Du point de vue de la collectivité, les dépendances ont un impact socioéconomique majeur
(assurance-maladie et soins de santé, absentéisme au travail, chômage, aide sociale..). Il ne faudrait toutefois pas, en l’espèce, opposer de manière antinomique le niveau individuel et collectif, car les deux convergent dans un même phénomène que nous pouvons désigner par le terme de dé-liaison. Par ce terme, nous voulons signifier que les dépendances, tant sur le plan individuel que sur le plan collectif, manifestent une tendance à la rupture du lien social.
Mais, en quoi la pédagogie est-elle concernée par ce phénomène, et que peut-elle ?
Disons d’emblée qu’elle ne se substitue évidemment pas à la prophylaxie médicale, ni aux prises en charge et accompagnements thérapeutiques dès lors que ceux-ci sont requis. En revanche, nous formulons l’hypothèse que la pédagogie apporte des repères éducatifs qui peuvent s’avérer structurants, et donc préventifs, à partir du moment où ceux-ci fonctionnent comme des ressources créatives.
Expliquons-nous.
Tout d’abord, il n’est pas inutile de se rappeler que la pédagogie concerne avant tout les jeunes en tant que citoyens et adultes en devenir. Dès lors, il est intéressant aussi de nous interroger sur la représentation que nous nous sommes formée de la jeunesse.
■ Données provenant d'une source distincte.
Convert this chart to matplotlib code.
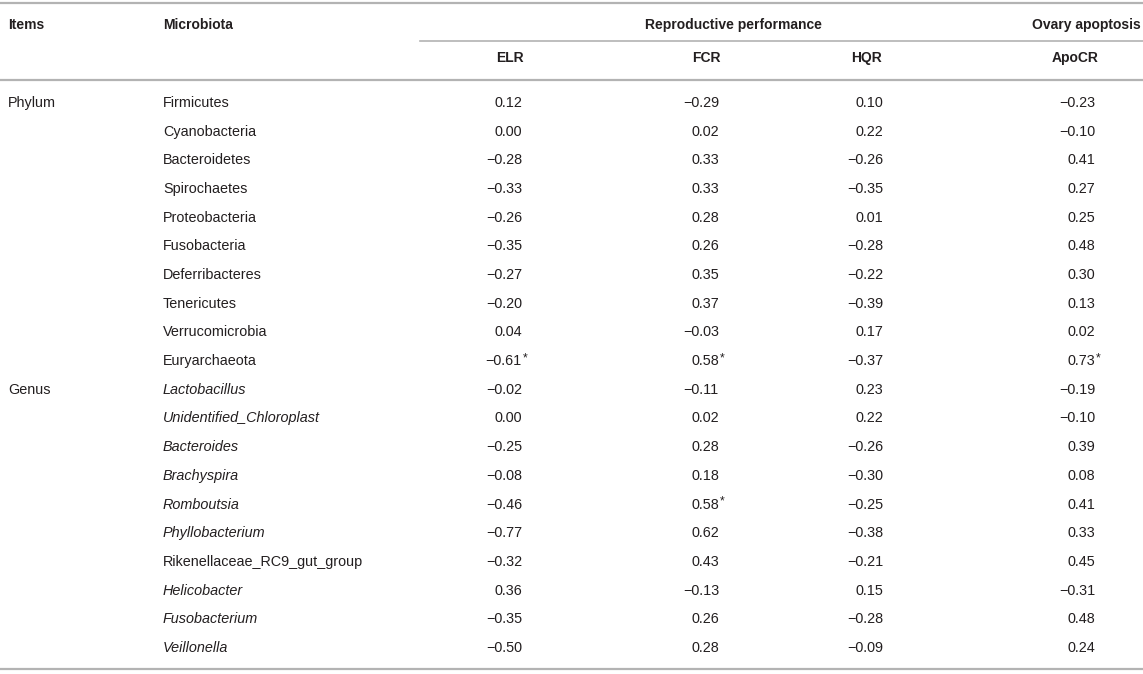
import matplotlib.pyplot as plt

# table contents
groups = ["Phylum"] * 10 + ["Genus"] * 10
microbiota = [
    "Firmicutes", "Cyanobacteria", "Bacteroidetes", "Spirochaetes", "Proteobacteria",
    "Fusobacteria", "Deferribacteres", "Tenericutes", "Verrucomicrobia", "Euryarchaeota",
    "Lactobacillus", "Unidentified_Chloroplast", "Bacteroides", "Brachyspira", "Romboutsia",
    "Phyllobacterium", "Rikenellaceae_RC9_gut_group", "Helicobacter", "Fusobacterium", "Veillonella",
]
italic = [False] * 10 + [True] * 6 + [False] + [True] * 3

elr = [0.12, 0.00, -0.28, -0.33, -0.26, -0.35, -0.27, -0.20, 0.04, -0.61,
       -0.02, 0.00, -0.25, -0.08, -0.46, -0.77, -0.32, 0.36, -0.35, -0.50]
fcr = [-0.29, 0.02, 0.33, 0.33, 0.28, 0.26, 0.35, 0.37, -0.03, 0.58,
       -0.11, 0.02, 0.28, 0.18, 0.58, 0.62, 0.43, -0.13, 0.26, 0.28]
hqr = [0.10, 0.22, -0.26, -0.35, 0.01, -0.28, -0.22, -0.39, 0.17, -0.37,
       0.23, 0.22, -0.26, -0.30, -0.25, -0.38, -0.21, 0.15, -0.28, -0.09]
apocr = [-0.23, -0.10, 0.41, 0.27, 0.25, 0.48, 0.30, 0.13, 0.02, 0.73,
         -0.19, -0.10, 0.39, 0.08, 0.41, 0.33, 0.45, -0.31, 0.48, 0.24]
# significant cells (row, column index)
signif = [(9, 0), (9, 1), (9, 3), (14, 1)]

col_names = ["ELR", "FCR", "HQR", "ApoCR"]

W, H = 1143, 674
fig = plt.figure(figsize=(W / 100, H / 100), dpi=100)
ax = fig.add_axes([0, 0, 1, 1])
ax.set_xlim(0, W)
ax.set_ylim(H, 0)
ax.axis("off")

font = "Liberation Sans"
fs = 10.4
fs_b = 10.0
tc = "#231f20"
lc = "#b3b3b3"

# rules
ax.plot([0, W], [3, 3], color=lc, lw=1.6)
ax.plot([420, W], [41, 41], color=lc, lw=1.2)
ax.plot([0, W], [80, 80], color=lc, lw=1.6)
ax.plot([0, W], [669, 669], color=lc, lw=1.6)

# headers
hkw = dict(fontsize=fs_b, family=font, weight="bold", color=tc, va="center")
ax.text(8, 25, "Items", ha="left", **hkw)
ax.text(163, 25, "Microbiota", ha="left", **hkw)
ax.text(733, 25, "Reproductive performance", ha="center", **hkw)
ax.text(1141, 25, "Ovary apoptosis", ha="right", **hkw)
head_x = [510, 706, 867, 1075]
for x, name in zip(head_x, col_names):
    ax.text(x, 58, name, ha="center", **hkw)

# body
right_x = [522, 719, 883, 1095]
y0, dy = 103, 28.68
kw = dict(fontsize=fs, family=font, color=tc, va="center")
cols = [elr, fcr, hqr, apocr]
for i in range(len(microbiota)):
    y = y0 + i * dy
    if i == 0 or groups[i] != groups[i - 1]:
        ax.text(8, y, groups[i], ha="left", **kw)
    ax.text(163, y, microbiota[i], ha="left",
            style="italic" if italic[i] else "normal", **kw)
    for j, vals in enumerate(cols):
        v = vals[i]
        s = f"{abs(v):.2f}"
        if v < 0:
            s = "\u2212" + s
        ax.text(right_x[j], y, s, ha="right", **kw)
        if (i, j) in signif:
            ax.text(right_x[j] + 0.5, y - 3, "*", ha="left", fontsize=fs - 1.5,
                    family=font, color=tc, va="center")

fig.savefig("out.png", dpi=100)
Il nous semble que cette représentation peut être interrogée à partir de la dichotomie suivante : la jeunesse est-elle un facteur de risques ou un potentiel (de créativité) ?
Si notre représentation penche vers le premier terme de l’alternative, notre conception de la pédagogie aura tendance à se ramener à un ensemble de prescriptions de comportements (prescriptions faites en vue de juguler (souvent illusoirement) des risques, imaginaires ou réels). Si nous optons pour le second terme, il y a alors lieu de concevoir la pédagogie comme une pratique d’émancipation (sans recette, ni baguette magique), mettant en jeu et conférant un espace à une parole subjective.
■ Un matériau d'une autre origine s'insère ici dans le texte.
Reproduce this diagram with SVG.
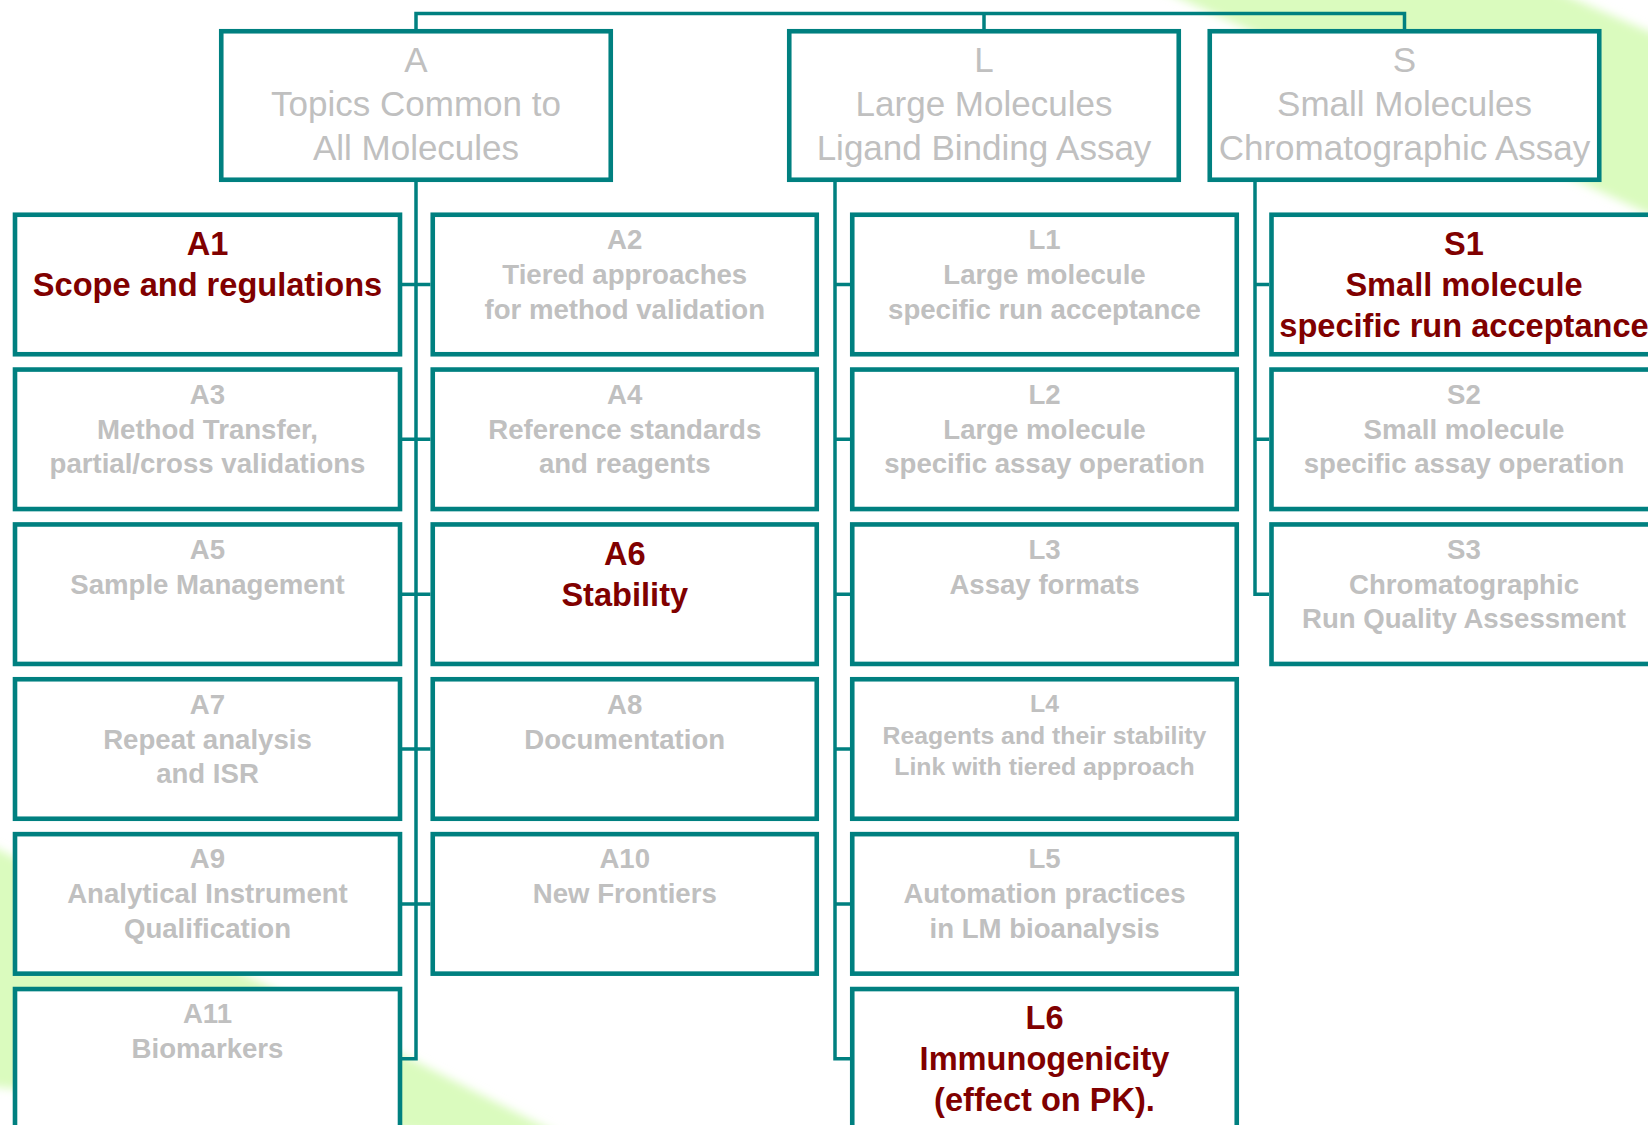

Mais, attention : la parole subjective ne se rapporte ici à aucune entité individuelle préexistante. Elle relève de ce que nous nommerons avec Félix Guattari des « agencements collectifs de subjectivation ».
Dans ce contexte, « la subjectivité est en circulation dans des ensembles sociaux de différente taille : elle est essentiellement sociale, et assumée et vécue par des individus dans leurs existences particulières. La manière dont les individus vivent cette subjectivité oscille entre deux extrêmes : une relation d’aliénation et d’oppression, dans laquelle l’individu se soumet à la subjectivité telle qu’il la reçoit, ou une relation d’expression et de création, dans laquelle l’individu se réapproprie les composantes de la subjectivité, produisant un processus que je qualifierais de singularisation. » [[Guattari F, Rolnik S, Micropolitiques, Paris, Seuil, Les empêcheurs de penser en rond, 2007]]
Situées à l’articulation du biologique, de la subjectivité et du social, les dépendances croissent sur la ligne de la première extrême : celle de la relation d’aliénation et d’oppression, conduisant à la dé-liaison. Face à cela, la pédagogie n’accomplit aucune mission salvatrice et n’opère aucun miracle, mais elle peut proposer une alternative à cette ligne mortifère pour autant qu’elle favorise l’autre pôle de la subjectivité.
En effet, c’est en favorisant une relation d’expression et de création ré-appropriative, que la pédagogie peut exercer une fonction à la fois formatrice des individus, mais aussi contribuer à une prévention des phénomènes de dé-liaison et de ruptures du lien.